- [INFORMATION SHOWN]
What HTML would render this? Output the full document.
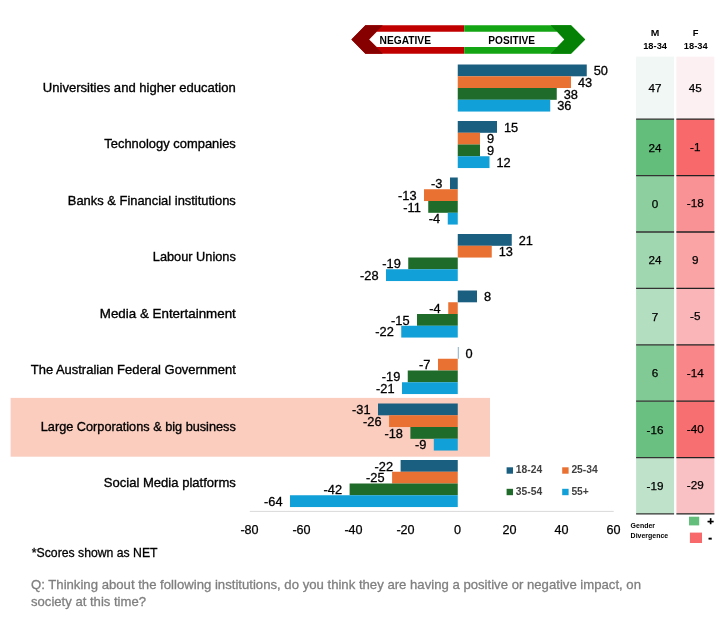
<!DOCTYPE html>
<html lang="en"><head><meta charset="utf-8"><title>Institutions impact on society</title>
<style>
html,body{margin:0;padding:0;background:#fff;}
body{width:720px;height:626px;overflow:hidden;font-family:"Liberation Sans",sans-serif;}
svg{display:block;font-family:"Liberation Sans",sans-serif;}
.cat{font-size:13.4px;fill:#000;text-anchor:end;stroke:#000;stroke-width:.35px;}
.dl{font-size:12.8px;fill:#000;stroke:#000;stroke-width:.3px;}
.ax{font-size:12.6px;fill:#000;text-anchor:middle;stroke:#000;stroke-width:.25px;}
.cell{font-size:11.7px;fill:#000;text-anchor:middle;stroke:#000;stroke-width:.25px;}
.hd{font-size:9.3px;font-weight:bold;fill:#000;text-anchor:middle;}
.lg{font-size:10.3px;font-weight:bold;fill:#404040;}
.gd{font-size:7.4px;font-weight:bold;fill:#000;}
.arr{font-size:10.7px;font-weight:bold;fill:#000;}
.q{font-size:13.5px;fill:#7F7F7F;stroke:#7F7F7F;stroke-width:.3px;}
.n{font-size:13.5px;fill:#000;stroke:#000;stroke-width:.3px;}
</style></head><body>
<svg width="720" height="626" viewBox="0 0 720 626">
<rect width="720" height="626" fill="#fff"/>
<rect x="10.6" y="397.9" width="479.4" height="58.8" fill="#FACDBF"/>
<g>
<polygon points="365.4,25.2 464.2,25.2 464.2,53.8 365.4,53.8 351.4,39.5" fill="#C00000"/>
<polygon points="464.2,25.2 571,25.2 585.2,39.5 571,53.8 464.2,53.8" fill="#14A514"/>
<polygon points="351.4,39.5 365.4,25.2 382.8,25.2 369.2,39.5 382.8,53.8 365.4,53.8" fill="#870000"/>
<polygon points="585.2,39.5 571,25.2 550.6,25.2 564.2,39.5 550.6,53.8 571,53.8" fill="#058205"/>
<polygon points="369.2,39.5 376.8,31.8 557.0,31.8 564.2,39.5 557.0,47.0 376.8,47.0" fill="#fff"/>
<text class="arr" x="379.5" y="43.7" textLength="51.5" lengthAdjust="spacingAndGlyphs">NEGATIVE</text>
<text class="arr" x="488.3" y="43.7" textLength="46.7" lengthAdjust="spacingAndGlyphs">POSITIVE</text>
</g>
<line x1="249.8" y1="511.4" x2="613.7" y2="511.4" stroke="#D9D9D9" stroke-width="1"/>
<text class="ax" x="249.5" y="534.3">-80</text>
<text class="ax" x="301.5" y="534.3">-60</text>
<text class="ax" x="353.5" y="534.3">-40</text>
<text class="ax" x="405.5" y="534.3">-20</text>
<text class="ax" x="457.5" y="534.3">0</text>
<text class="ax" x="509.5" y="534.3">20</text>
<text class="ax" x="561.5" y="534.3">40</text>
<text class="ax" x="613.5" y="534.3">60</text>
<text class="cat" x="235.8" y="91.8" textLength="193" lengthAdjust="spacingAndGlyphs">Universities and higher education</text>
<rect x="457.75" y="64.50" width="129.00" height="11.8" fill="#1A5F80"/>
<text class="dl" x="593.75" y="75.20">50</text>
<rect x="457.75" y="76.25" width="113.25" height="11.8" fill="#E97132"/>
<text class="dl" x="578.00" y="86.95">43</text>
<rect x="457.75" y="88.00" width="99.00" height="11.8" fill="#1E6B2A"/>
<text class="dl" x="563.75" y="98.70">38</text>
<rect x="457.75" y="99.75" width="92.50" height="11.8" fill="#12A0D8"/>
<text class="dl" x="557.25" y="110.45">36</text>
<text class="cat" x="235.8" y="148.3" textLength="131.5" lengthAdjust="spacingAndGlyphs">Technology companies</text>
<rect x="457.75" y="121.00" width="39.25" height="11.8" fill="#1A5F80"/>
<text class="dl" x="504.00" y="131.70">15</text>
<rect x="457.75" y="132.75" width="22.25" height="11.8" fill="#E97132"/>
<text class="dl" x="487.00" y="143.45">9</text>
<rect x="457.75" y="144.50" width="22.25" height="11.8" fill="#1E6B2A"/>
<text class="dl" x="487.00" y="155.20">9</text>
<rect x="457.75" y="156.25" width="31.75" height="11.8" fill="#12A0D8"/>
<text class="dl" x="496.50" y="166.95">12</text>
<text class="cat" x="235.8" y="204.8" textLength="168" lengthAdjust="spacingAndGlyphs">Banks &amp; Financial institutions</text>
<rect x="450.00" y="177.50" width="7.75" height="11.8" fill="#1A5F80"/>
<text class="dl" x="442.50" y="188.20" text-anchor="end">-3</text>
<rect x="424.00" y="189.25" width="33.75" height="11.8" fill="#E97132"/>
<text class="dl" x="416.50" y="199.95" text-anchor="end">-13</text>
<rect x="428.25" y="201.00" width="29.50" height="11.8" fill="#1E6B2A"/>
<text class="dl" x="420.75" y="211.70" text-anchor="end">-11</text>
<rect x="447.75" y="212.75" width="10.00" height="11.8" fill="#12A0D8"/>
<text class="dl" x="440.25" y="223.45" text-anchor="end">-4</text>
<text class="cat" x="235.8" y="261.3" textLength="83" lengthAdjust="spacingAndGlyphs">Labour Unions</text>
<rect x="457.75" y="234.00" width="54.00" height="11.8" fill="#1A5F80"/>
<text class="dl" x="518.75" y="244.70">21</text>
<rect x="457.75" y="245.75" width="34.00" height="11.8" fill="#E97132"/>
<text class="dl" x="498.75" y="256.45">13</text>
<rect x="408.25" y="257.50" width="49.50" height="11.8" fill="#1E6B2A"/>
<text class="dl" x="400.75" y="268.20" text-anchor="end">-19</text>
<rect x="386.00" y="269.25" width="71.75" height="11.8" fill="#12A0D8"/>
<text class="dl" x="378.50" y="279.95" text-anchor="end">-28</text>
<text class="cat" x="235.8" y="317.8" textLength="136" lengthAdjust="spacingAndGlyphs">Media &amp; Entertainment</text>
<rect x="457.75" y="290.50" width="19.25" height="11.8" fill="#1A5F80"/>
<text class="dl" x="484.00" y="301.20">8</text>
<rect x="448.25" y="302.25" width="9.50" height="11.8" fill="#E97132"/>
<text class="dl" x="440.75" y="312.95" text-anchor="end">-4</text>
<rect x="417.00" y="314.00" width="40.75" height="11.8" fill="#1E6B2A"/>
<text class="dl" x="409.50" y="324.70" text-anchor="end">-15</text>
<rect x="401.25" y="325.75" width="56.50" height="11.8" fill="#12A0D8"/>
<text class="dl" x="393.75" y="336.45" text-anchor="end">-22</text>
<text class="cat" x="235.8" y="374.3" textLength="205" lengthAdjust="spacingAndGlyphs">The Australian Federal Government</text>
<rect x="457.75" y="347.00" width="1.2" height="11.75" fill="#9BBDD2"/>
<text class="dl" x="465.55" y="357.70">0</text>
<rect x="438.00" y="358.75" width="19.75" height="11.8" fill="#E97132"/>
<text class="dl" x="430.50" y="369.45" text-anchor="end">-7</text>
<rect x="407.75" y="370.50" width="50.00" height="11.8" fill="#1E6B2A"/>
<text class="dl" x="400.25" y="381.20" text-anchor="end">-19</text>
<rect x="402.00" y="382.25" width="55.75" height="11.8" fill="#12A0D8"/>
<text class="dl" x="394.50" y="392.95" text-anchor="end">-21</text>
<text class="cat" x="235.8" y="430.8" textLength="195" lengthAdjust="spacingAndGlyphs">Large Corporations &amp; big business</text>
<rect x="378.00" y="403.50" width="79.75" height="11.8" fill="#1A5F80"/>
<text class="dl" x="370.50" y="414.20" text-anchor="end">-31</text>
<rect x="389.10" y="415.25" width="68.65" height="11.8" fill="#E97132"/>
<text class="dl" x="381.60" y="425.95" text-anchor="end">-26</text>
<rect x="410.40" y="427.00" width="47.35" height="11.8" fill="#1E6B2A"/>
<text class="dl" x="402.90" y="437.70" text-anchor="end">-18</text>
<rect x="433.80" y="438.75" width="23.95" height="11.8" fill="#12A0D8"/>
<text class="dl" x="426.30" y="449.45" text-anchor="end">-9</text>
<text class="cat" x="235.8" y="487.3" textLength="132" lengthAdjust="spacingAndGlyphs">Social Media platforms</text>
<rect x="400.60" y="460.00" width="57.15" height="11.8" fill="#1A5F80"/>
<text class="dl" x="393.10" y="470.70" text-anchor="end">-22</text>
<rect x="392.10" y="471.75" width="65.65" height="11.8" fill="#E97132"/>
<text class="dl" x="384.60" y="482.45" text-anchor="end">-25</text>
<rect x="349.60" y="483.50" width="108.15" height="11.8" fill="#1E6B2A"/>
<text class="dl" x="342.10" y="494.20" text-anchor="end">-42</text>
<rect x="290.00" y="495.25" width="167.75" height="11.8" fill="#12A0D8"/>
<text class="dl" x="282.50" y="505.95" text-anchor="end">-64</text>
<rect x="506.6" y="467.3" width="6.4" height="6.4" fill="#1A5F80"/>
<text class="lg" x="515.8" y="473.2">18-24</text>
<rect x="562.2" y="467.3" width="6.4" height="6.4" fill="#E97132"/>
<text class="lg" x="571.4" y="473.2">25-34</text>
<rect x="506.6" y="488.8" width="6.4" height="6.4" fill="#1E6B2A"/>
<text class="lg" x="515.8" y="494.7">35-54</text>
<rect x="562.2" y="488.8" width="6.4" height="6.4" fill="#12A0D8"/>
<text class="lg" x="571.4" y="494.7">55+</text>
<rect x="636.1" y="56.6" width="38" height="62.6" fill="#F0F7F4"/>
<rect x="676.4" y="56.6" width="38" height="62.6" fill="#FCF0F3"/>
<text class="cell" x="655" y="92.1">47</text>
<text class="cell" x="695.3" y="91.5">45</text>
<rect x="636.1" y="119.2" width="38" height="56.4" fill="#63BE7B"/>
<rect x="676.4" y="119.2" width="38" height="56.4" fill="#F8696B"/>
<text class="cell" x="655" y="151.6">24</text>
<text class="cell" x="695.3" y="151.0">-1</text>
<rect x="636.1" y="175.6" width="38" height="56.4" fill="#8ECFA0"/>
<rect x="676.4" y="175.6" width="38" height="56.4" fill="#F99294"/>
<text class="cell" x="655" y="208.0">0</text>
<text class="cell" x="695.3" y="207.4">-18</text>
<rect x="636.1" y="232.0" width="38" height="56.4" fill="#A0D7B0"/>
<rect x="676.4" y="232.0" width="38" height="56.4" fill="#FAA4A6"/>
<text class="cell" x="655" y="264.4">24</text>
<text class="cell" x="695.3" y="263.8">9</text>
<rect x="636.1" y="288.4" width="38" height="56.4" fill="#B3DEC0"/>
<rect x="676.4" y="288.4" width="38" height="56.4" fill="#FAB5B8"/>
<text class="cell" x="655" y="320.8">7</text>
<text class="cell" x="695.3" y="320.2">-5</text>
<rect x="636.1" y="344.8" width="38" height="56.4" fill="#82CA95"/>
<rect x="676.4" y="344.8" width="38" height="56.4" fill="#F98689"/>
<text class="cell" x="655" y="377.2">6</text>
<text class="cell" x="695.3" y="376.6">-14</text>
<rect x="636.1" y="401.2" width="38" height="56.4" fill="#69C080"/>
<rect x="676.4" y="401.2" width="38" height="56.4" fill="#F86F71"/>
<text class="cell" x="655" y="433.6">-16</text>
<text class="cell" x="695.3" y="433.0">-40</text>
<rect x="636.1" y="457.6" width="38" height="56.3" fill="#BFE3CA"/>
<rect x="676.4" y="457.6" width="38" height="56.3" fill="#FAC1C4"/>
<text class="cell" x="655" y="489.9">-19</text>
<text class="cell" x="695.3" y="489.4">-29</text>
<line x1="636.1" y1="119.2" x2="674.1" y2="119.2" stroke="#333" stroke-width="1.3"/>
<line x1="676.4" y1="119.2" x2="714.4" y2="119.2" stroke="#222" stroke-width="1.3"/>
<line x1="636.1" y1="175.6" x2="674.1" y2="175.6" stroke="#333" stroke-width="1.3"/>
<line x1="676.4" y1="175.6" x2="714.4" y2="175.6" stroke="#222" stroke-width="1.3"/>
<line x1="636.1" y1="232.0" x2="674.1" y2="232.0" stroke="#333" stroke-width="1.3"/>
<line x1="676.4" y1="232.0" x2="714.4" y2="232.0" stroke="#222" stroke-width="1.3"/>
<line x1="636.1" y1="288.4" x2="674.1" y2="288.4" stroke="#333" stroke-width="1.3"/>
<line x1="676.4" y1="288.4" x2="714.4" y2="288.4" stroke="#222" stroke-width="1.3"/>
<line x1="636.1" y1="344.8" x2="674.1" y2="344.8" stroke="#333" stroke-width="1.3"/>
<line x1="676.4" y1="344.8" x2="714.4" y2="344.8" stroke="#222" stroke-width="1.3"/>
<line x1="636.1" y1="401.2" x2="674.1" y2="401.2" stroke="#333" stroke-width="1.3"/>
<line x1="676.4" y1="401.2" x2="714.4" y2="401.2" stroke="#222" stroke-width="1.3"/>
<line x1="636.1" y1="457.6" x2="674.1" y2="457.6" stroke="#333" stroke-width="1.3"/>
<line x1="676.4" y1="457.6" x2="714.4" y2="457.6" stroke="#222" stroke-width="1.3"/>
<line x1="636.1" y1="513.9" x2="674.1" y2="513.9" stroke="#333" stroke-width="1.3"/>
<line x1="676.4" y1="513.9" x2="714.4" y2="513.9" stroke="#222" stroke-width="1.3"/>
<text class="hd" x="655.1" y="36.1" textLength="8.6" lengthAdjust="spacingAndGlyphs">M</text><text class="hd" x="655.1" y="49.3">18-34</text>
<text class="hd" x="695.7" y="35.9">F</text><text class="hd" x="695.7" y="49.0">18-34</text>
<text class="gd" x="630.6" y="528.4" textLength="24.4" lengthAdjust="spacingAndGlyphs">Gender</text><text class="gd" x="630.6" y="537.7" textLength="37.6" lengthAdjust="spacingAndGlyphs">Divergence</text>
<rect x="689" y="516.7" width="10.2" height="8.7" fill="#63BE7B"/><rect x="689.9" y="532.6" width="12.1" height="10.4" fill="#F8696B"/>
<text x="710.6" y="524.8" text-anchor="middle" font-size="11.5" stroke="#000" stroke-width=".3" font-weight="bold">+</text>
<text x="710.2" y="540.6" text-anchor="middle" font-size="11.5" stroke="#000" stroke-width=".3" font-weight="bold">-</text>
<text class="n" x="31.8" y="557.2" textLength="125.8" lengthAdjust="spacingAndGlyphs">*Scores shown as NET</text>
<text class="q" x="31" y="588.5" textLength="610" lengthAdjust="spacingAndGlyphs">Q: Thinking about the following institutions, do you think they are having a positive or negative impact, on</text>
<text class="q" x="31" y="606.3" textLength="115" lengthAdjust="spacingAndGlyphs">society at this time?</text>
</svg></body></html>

- [REQUIREMENTS] Point out every line holding the string "this" and copy it.

- [FINISHED ANSWER]
What HTML would render this? Output the full document.
<text class="q" x="31" y="606.3" textLength="115" lengthAdjust="spacingAndGlyphs">society at this time?</text>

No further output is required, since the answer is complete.